Foto: picture-alliance/TASS/Ukrainian presidential press service
Leste empossa líder pró-Moscou
Em novembro, o chefe interino da chamada República Popular de Donetsk, Alexander Zakharchenko, venceu por ampla maioria as eleições na região rebelde. Lideranças políticas e militares ignoraram que Kiev e grande parte do Ocidente não reconheciam a votação. Kiev acusou a Rússia de estar movimentando tropas e enviando equipamentos às regiões separatistas do Leste.
Foto: Alexander Khudoteply/AFP/Getty Images
Negociações em Minsk
No fim de 2014, o número de deslocados internos chegaram a 460 mil segundo a ONU. Após seis meses de acordos de cessar-fogo violados, i governo da Ucrânia e rebeldes separatistas retomaram negociações de paz em 24 de dezembro de 2014 em Minsk, capital de Belarus. Além do cessar-fogo duradouro, estiveram em pauta a retirada de armas pesadas, a ajuda humanitária e a troca de prisioneiros.
Foto: picture-alliance/dpa
Acumulando fracassos
No início de fevereiro de 2015, confrontos entre as tropas do governo da Ucrânia e separatistas pró-russos intensificaram-se em Donetsk, Lugansk e Debaltseve, na sequência do fracasso das negociações de um cessar-fogo para a região. Debaltseve, sob controle de Kiev, interliga por via ferroviária Donetsk e Lugansk, ocupadas pelos rebeldes.
Foto: Getty Images/AFP/A. Boiko
Novo esforço diplomático
A chanceler federal alemã, Angela Merkel, e o presidente francês, François Hollande, fizeram em fevereiro uma viagem surpresa a Kiev e Moscou antes da Conferência de Munique, em um novo esforço diplomático. Eles levaram uma proposta baseada no respeito à integridade territorial da Ucrânia. Novos números do conflito foram divulgados: mais de 5.100 mortos e 900 mil deslocados desde abril de 2014.
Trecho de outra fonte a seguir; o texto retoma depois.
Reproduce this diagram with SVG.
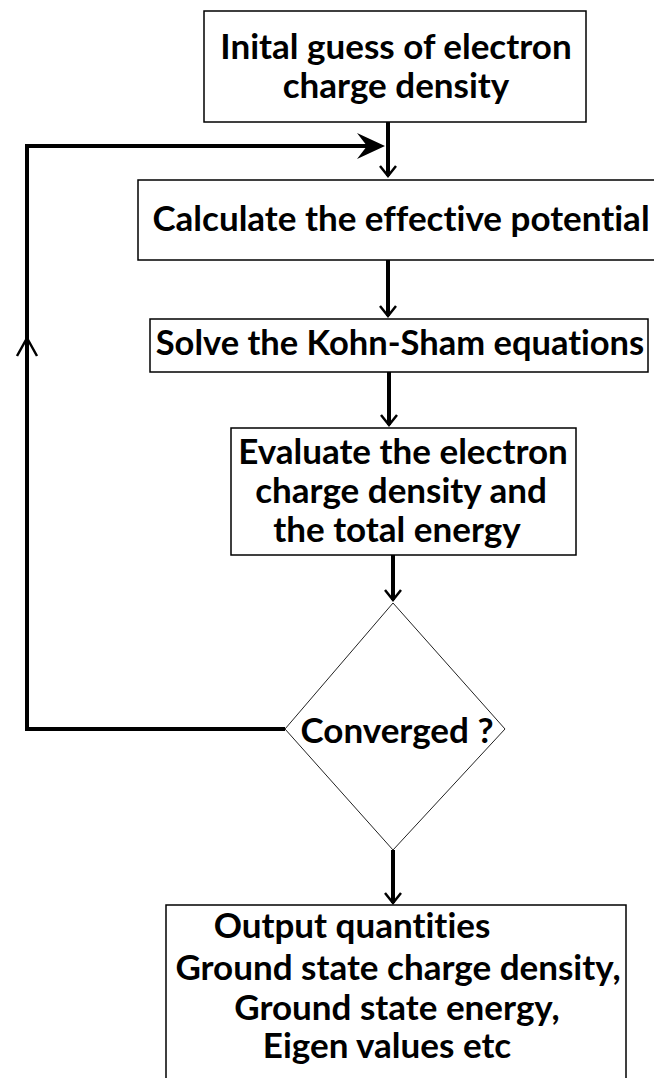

Foto: Leon Neal/AFP/Getty Images
Longas negociações levam ao cessar-fogo
Depois de horas de negociação em Minsk, chefes de governo da Ucrânia, Rússia, Alemanha e França, além de líderes separatistas, chegaram a um acordo sobre o cessar-fogo no leste da Ucrânia. Foi definida a retirada das armas pesadas da linha de frente dos combates. A Europa aumentou os esforços para a paz especialmente depois de os EUA avaliarem a possibilidade de enviar armas e munição à Ucrânia.